Dwight Howard injury: Antawn Jamison says he’s ready to fill void

The countdown before Lakers training camp remains a little more than a week away.

The countdown before Dwight Howard returns to the court remains another story. The Lakers have already announced the Lakers center will miss at least the Lakers’ preseason opener Oct. 7 against Golden State as he rehabs from back surgery. His workouts beginning last week with the Lakers training staff included core stabilization, upper and lower body strength, light running and shooting. He’s not expected to participate in training camp beginning Oct. 2. And in his introductory news conference last month, Howard acknowledged he may miss the season opener Oct. 30 against the Dallas Mavericks if it means ensuring his back becomes fully healthy.

Sports Illustrated’s Sam Amick reported it’s likely Jordan Hill will start at power forward, while Pau Gasol slides at center. But the Lakers’ key reserve in Antawn Jamison will likely have an increased role too. For his part, the 37-year-old power forward maintains he’s ready.


“That’s something I knew coming in that there would be times I’m playing significant amount of minutes or times I’d have a certain role coming off the bench,” said Jamison, who’s played both as a starter and reserve in his 14-year career. “Fortunately for me, I’ve been in just about every scenario you can imagine. Whether it’s starting for a couple games, keeping my role in coming off the bench ... I will come in and help out this team as much as possible.

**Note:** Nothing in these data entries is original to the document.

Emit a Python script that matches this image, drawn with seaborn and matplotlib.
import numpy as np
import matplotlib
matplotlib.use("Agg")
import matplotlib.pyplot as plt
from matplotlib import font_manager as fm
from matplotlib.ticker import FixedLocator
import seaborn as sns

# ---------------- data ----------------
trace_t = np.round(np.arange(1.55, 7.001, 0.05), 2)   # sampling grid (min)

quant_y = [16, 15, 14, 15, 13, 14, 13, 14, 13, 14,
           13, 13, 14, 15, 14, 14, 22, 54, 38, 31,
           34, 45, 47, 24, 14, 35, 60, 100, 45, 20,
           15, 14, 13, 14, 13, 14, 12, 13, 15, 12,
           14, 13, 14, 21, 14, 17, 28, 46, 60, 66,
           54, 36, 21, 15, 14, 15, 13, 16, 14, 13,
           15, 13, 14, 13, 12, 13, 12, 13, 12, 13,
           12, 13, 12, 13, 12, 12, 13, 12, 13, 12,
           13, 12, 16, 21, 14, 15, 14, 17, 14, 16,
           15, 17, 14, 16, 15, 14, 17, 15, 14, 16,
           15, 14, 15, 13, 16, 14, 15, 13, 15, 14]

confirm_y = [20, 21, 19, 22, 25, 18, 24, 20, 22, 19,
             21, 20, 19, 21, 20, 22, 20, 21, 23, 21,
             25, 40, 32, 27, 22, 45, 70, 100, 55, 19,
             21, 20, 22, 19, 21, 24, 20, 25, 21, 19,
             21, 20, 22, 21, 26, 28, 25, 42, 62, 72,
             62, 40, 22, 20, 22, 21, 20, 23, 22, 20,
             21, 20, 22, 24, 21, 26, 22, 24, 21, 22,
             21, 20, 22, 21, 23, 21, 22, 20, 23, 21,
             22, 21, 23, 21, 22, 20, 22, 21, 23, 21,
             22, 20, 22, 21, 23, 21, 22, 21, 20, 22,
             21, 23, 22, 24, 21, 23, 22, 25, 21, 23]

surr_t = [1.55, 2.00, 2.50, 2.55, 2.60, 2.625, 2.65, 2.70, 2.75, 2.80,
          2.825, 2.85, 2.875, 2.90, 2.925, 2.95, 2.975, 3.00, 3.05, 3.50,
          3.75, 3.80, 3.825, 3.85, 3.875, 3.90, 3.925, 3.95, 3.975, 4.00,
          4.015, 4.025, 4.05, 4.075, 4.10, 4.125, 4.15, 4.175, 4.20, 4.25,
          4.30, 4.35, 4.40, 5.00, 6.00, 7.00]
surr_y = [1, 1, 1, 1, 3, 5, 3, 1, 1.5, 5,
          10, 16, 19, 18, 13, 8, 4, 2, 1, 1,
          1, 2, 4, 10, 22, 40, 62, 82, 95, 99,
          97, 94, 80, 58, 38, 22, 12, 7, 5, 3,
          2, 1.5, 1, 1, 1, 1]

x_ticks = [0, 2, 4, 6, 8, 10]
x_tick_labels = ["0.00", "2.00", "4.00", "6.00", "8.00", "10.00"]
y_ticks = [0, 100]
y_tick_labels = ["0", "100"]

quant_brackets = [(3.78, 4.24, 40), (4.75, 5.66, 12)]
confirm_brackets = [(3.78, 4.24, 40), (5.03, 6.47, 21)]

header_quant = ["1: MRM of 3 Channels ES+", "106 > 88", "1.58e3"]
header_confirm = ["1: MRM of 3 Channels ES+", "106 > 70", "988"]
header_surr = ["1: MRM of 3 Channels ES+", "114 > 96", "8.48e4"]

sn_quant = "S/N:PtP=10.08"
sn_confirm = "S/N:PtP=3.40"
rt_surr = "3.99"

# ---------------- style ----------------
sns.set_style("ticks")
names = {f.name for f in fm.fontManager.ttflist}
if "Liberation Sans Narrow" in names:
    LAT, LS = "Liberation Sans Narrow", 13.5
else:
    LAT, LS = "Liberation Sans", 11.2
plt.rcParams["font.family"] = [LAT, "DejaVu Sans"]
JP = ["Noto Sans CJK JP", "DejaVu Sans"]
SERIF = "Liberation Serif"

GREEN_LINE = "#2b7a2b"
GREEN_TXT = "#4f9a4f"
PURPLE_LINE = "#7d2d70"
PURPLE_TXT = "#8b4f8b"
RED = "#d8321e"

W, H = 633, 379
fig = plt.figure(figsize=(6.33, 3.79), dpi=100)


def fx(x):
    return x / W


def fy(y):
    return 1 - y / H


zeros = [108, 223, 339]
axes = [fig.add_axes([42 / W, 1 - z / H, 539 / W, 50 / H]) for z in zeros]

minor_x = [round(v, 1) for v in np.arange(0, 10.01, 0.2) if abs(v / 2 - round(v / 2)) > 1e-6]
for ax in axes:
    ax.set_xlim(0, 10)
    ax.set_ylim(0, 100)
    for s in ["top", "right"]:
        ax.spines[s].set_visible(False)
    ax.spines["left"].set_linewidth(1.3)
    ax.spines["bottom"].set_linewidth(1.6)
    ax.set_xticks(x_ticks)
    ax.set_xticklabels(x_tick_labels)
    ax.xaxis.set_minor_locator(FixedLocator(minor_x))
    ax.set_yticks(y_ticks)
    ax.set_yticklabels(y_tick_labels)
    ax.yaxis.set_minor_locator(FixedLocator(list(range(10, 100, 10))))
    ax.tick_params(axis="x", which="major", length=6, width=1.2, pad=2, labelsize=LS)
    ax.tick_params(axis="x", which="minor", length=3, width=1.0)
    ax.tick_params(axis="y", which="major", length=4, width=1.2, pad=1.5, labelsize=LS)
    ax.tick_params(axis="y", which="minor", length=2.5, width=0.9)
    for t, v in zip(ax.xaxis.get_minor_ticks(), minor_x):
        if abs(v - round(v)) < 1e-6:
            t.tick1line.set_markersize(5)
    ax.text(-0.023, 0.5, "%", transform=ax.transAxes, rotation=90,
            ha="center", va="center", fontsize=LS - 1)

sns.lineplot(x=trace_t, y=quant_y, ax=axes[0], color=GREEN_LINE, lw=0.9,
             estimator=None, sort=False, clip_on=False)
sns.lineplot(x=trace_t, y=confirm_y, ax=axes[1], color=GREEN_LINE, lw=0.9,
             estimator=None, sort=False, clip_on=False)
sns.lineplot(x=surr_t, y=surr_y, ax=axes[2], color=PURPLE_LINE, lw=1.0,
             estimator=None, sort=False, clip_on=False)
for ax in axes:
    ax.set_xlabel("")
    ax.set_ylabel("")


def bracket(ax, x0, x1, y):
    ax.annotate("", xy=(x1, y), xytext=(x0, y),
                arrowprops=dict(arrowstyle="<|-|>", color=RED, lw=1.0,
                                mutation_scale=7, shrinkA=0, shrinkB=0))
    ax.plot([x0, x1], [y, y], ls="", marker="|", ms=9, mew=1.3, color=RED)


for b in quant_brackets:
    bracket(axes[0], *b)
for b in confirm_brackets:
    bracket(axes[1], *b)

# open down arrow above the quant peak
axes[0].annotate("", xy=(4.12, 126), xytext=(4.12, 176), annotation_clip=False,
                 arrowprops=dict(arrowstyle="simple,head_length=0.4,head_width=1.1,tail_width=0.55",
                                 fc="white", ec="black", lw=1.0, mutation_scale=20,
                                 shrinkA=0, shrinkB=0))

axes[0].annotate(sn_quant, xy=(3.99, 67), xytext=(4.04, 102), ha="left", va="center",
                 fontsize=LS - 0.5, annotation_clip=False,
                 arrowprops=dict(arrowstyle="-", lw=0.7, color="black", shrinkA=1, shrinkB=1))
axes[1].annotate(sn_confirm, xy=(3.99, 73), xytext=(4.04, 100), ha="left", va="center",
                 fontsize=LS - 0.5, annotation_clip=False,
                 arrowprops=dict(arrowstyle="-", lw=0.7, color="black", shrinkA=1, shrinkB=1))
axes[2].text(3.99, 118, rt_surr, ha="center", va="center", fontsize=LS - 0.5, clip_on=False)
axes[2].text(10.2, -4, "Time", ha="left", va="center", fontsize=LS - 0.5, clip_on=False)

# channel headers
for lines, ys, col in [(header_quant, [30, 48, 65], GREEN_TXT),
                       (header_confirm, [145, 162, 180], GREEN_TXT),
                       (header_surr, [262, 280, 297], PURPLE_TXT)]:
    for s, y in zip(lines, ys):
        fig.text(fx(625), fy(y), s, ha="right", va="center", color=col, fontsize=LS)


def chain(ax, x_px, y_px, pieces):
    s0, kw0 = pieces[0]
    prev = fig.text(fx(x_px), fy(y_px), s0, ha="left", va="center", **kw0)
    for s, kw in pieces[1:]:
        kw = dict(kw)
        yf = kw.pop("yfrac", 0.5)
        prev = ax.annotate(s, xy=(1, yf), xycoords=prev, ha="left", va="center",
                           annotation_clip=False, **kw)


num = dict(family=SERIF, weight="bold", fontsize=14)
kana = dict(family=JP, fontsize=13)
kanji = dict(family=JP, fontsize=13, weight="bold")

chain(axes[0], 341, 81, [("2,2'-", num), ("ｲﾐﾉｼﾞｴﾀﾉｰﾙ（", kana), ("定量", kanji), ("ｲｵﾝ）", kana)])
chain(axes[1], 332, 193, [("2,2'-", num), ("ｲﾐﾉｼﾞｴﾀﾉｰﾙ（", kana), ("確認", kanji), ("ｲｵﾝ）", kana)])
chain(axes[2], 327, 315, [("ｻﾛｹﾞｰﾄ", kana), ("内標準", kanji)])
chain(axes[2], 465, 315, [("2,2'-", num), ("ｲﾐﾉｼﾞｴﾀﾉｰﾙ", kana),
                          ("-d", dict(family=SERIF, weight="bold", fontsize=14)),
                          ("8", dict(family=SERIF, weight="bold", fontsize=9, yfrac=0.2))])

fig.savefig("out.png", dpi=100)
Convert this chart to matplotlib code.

Whatever is asked of me to do, I’ll do it.”

The Lakers are already counting on Jamison to boost a bench that finished last season last in the NBA in total offense (20.5 points per game), 20th in shooting percentage (21.8%) and 28th in efficiency (27.2). Meanwhile, Jamison believes he’s averaged a stellar 19.5 points per game because he’s maximized his longevity through extensive off-season training.

Jamison said he’s stayed active since the Miami Heat dispatched the Oklahoma City Thunder in five games of the 2012 NBA Finals. During that time, Jamison said he’s gone through daily yoga exercises to enhance his conditioning and flexibility. He’s worked with his physical therapist on strengthening his glute and quadriceps muscles as well as his hamstrings to minimize his defensive weaknesses.

“I’m an old man now,” Jamison said. “The off-season for me is how I get better. It’s how I stay in shape. It’s how I prevent injuries. This off-season has been more mental, especially with knowing I was coming here. I’m being focused, paying attention to detail and making sure I’m doing the proper steps to ensure my body can withstand 82 games and a long playoff series.”

Still, Jamison said he has a long way to go.

When he’s played in informal workouts at the Lakers’ practice facility in El Segundo, Jamison said he and various assistant coaches notice his shooting form has been inconsistent.

“All of my misses, I’m leaning forward and aiming it instead of just shooting the ball,” Jamison said. “I had a problem with that in the past. I always move left and right. But that’s one of the things I’ve been trying to correct this off-season by going straight up.”

Nonetheless, Jamison said he’ll immediately correct those issues. After all, his large responsibility leading the Lakers’ bench only increased with the strong possibility Howard will sit on the sidelines in the coming weeks.